## Task requirements:
Each line containing the word "this" must be reported.

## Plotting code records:
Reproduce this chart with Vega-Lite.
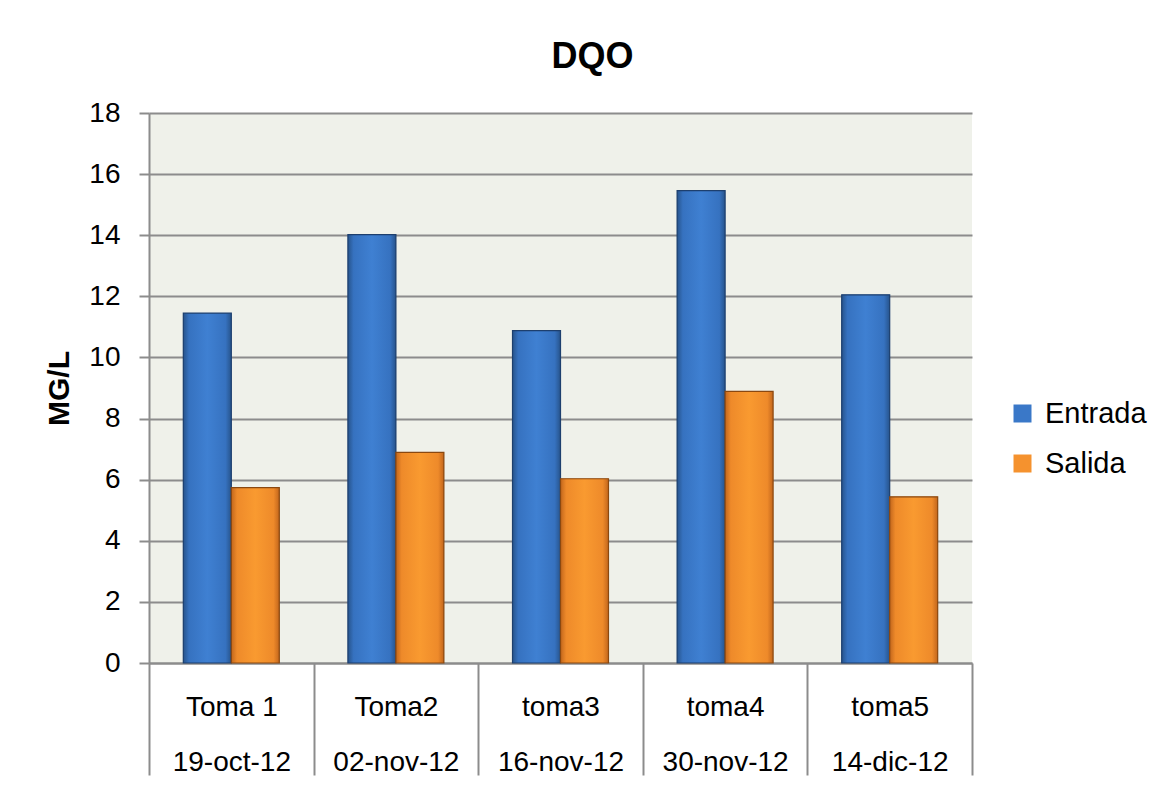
{
  "$schema": "https://vega.github.io/schema/vega-lite/v6.json",
  "width": 823,
  "height": 550,
  "autosize": {"type": "none"},
  "padding": {"left": 149, "top": 113, "right": 194, "bottom": 123},
  "background": "white",
  "title": {
    "text": "DQO",
    "font": "Liberation Sans",
    "fontSize": 36,
    "fontWeight": "bold",
    "color": "black",
    "anchor": "middle",
    "dx": 32,
    "offset": 23
  },
  "data": {
    "values": [
      {"toma": "Toma 1", "fecha": "19-oct-12", "serie": "Entrada", "valor": 11.45},
      {"toma": "Toma 1", "fecha": "19-oct-12", "serie": "Salida", "valor": 5.74},
      {"toma": "Toma2", "fecha": "02-nov-12", "serie": "Entrada", "valor": 14.02},
      {"toma": "Toma2", "fecha": "02-nov-12", "serie": "Salida", "valor": 6.89},
      {"toma": "toma3", "fecha": "16-nov-12", "serie": "Entrada", "valor": 10.88},
      {"toma": "toma3", "fecha": "16-nov-12", "serie": "Salida", "valor": 6.03},
      {"toma": "toma4", "fecha": "30-nov-12", "serie": "Entrada", "valor": 15.46},
      {"toma": "toma4", "fecha": "30-nov-12", "serie": "Salida", "valor": 8.89},
      {"toma": "toma5", "fecha": "14-dic-12", "serie": "Entrada", "valor": 12.05},
      {"toma": "toma5", "fecha": "14-dic-12", "serie": "Salida", "valor": 5.44}
    ]
  },
  "encoding": {
    "x": {
      "field": "toma",
      "type": "nominal",
      "sort": null,
      "scale": {"paddingInner": 0, "paddingOuter": 0},
      "axis": {
        "title": null,
        "labelAngle": 0,
        "labelFont": "Liberation Sans",
        "labelFontSize": 28,
        "labelColor": "black",
        "labelBaseline": "top",
        "labelLineHeight": 55,
        "labelPadding": -82,
        "labelExpr": "[datum.label, {'Toma 1':'19-oct-12','Toma2':'02-nov-12','toma3':'16-nov-12','toma4':'30-nov-12','toma5':'14-dic-12'}[datum.value]]",
        "tickBand": "extent",
        "tickSize": 112,
        "tickColor": "#8c8c8c",
        "tickWidth": 2,
        "domainColor": "#8c8c8c",
        "domainWidth": 2
      }
    },
    "xOffset": {"field": "serie", "type": "nominal", "scale": {"paddingOuter": 0.715, "paddingInner": 0}},
    "y": {
      "field": "valor",
      "type": "quantitative",
      "scale": {"domain": [0, 18]},
      "axis": {
        "title": "MG/L",
        "titleFont": "Liberation Sans",
        "titleFontSize": 30,
        "titleFontWeight": "bold",
        "titleColor": "black",
        "titlePadding": 14,
        "values": [0, 2, 4, 6, 8, 10, 12, 14, 16, 18],
        "labelFont": "Liberation Sans",
        "labelFontSize": 28,
        "labelColor": "black",
        "labelPadding": 19,
        "tickSize": 10,
        "tickColor": "#8c8c8c",
        "tickWidth": 2,
        "domainColor": "#8c8c8c",
        "domainWidth": 2,
        "gridColor": "#8c8c8c",
        "gridWidth": 2
      }
    }
  },
  "layer": [
    {
      "mark": {"type": "bar", "strokeWidth": 1},
      "encoding": {
        "color": {
          "field": "serie",
          "type": "nominal",
          "scale": {"domain": ["Entrada", "Salida"], "range": ["#3a78c8", "#f5922e"]},
          "legend": {
            "title": null,
            "orient": "none",
            "legendX": 859,
            "legendY": 286,
            "labelFont": "Liberation Sans",
            "labelFontSize": 29,
            "labelColor": "black",
            "symbolType": "square",
            "symbolSize": 324,
            "symbolStrokeWidth": 0,
            "rowPadding": 20,
            "labelOffset": 8
          }
        }
      }
    },
    {
      "mark": {"type": "bar", "strokeWidth": 1.2},
      "encoding": {
        "fill": {
          "condition": {
            "test": "datum.serie === 'Entrada'",
            "value": {
              "gradient": "linear", "x1": 0, "x2": 1, "y1": 0, "y2": 0,
              "stops": [
                {"offset": 0, "color": "#27548c"},
                {"offset": 0.12, "color": "#3672c0"},
                {"offset": 0.5, "color": "#3f80d2"},
                {"offset": 0.88, "color": "#3672c0"},
                {"offset": 1, "color": "#27548c"}
              ]
            }
          },
          "value": {
            "gradient": "linear", "x1": 0, "x2": 1, "y1": 0, "y2": 0,
            "stops": [
              {"offset": 0, "color": "#c2661c"},
              {"offset": 0.12, "color": "#ee8a2a"},
              {"offset": 0.5, "color": "#f99a30"},
              {"offset": 0.88, "color": "#ee8a2a"},
              {"offset": 1, "color": "#c2661c"}
            ]
          }
        },
        "stroke": {
          "condition": {"test": "datum.serie === 'Entrada'", "value": "#1d3f6e"},
          "value": "#8a4810"
        }
      }
    }
  ],
  "config": {
    "view": {"fill": "#eff1ea", "stroke": null},
    "axis": {"labelFont": "Liberation Sans"}
  }
}
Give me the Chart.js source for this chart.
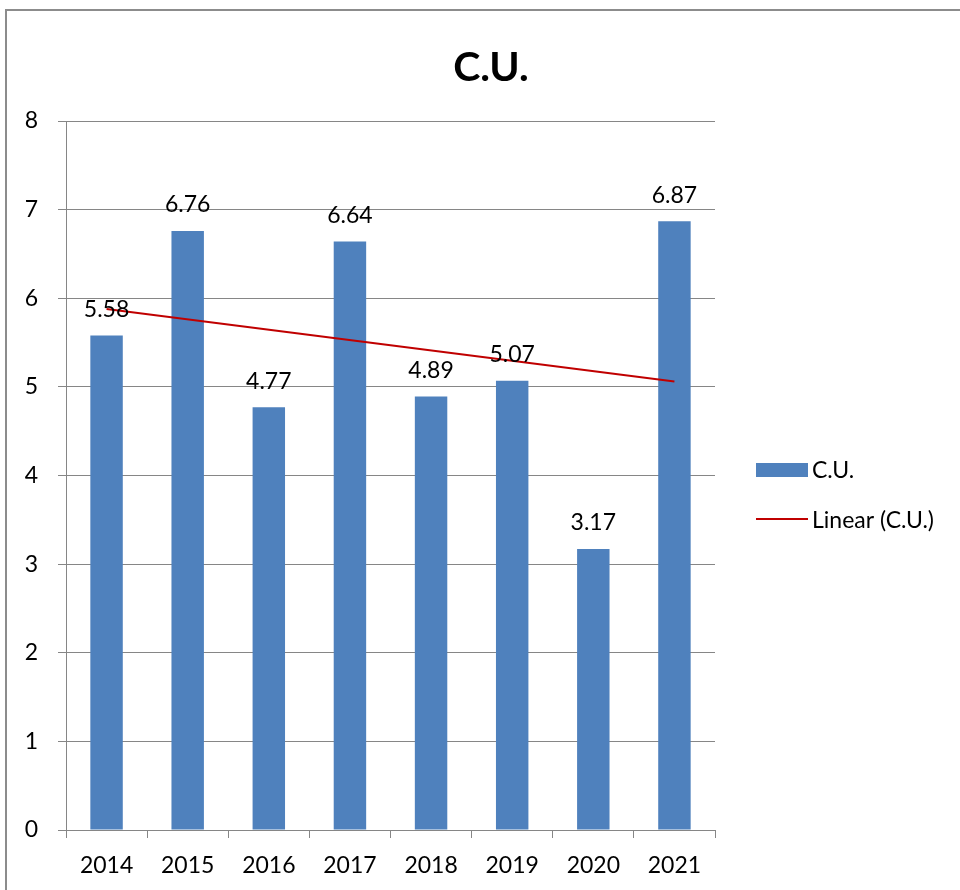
<!DOCTYPE html>
<html>
<head>
<meta charset="utf-8">
<script src="https://cdn.jsdelivr.net/npm/chart.js@4.4.1/dist/chart.umd.min.js"></script>
<style>
  html, body { margin: 0; padding: 0; background: #fff; overflow: hidden; }
  #frame { position: absolute; left: 5px; top: 9px; width: 1000px; height: 1000px; border: 2px solid #8c8c8c; box-sizing: border-box; }
  #wrap { position: absolute; left: 0; top: 0; width: 960px; height: 890px; }
</style>
</head>
<body>
<div id="frame"></div>
<div id="wrap"><canvas id="cuChart" width="960" height="890"></canvas></div>
<script>
// данные графика
const years = ['2014', '2015', '2016', '2017', '2018', '2019', '2020', '2021'];
const cuValues = [5.58, 6.76, 4.77, 6.64, 4.89, 5.07, 3.17, 6.87];
// линия тренда (начало и конец)
const trendValues = [5.88, null, null, null, null, null, null, 5.06];
const yTicks = [0, 1, 2, 3, 4, 5, 6, 7, 8];

const FONT = 'Lato, "Open Sans", sans-serif';
const barColor = '#4F81BD';
const trendColor = '#C00000';

// подписи значений над столбцами + заголовок + легенда
const extrasPlugin = {
    id: 'extras',
    afterDatasetsDraw(chart) {
        const ctx = chart.ctx;
        const meta = chart.getDatasetMeta(0);
        ctx.save();
        ctx.fillStyle = '#000';
        ctx.font = '23px ' + FONT;
        ctx.textAlign = 'center';
        ctx.textBaseline = 'middle';
        meta.data.forEach((bar, i) => {
            ctx.fillText(cuValues[i].toFixed(2), bar.x, bar.y - 26);
        });
        ctx.restore();
    },
    afterDraw(chart) {
        const ctx = chart.ctx;
        ctx.save();
        // заголовок
        ctx.fillStyle = '#000';
        ctx.font = 'bold 41px ' + FONT;
        ctx.textAlign = 'center';
        ctx.textBaseline = 'middle';
        ctx.fillText('C.U.', 491, 68);

        // легенда
        ctx.font = '23px ' + FONT;
        ctx.textAlign = 'left';
        ctx.fillStyle = barColor;
        ctx.fillRect(756, 463, 52, 14);
        ctx.fillStyle = '#000';
        ctx.fillText('C.U.', 812, 471);
        ctx.strokeStyle = trendColor;
        ctx.lineWidth = 2;
        ctx.beginPath();
        ctx.moveTo(756, 519);
        ctx.lineTo(808, 519);
        ctx.stroke();
        ctx.fillText('Linear (C.U.)', 812, 521);
        ctx.restore();
    }
};

const ctx = document.getElementById('cuChart').getContext('2d');
const cuChart = new Chart(ctx, {
    type: 'bar',
    data: {
        labels: years,
        datasets: [
            {
                label: 'C.U.',
                data: cuValues,
                backgroundColor: barColor,
                borderWidth: 0,
                categoryPercentage: 1,
                barPercentage: 0.4,
                order: 2
            },
            {
                label: 'Linear (C.U.)',
                type: 'line',
                data: trendValues,
                borderColor: trendColor,
                borderWidth: 2,
                pointRadius: 0,
                spanGaps: true,
                fill: false,
                order: 1
            }
        ]
    },
    options: {
        responsive: false,
        animation: false,
        layout: {
            padding: { left: 0, top: 121, right: 245, bottom: 0 }
        },
        plugins: {
            legend: { display: false },
            title: { display: false },
            tooltip: { enabled: false }
        },
        scales: {
            x: {
                afterFit: (scale) => { scale.height = 60; },
                grid: {
                    offset: true,
                    drawOnChartArea: false,
                    drawTicks: true,
                    tickLength: 8,
                    color: '#868686'
                },
                border: { color: '#868686', width: 1 },
                ticks: {
                    color: '#000',
                    padding: 14,
                    font: { family: FONT, size: 23 }
                }
            },
            y: {
                min: 0,
                max: 8,
                afterFit: (scale) => { scale.width = 66; },
                afterBuildTicks: (axis) => {
                    axis.ticks = yTicks.map(v => ({ value: v }));
                },
                grid: {
                    color: '#868686',
                    lineWidth: 1,
                    tickLength: 8
                },
                border: { color: '#868686', width: 1 },
                ticks: {
                    color: '#000',
                    padding: 20,
                    font: { family: FONT, size: 23 }
                }
            }
        }
    },
    plugins: [extrasPlugin]
});
</script>
</body>
</html>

## Exercise response:
Reproduce this chart with Vega-Lite.
Give me the Chart.js source for this chart.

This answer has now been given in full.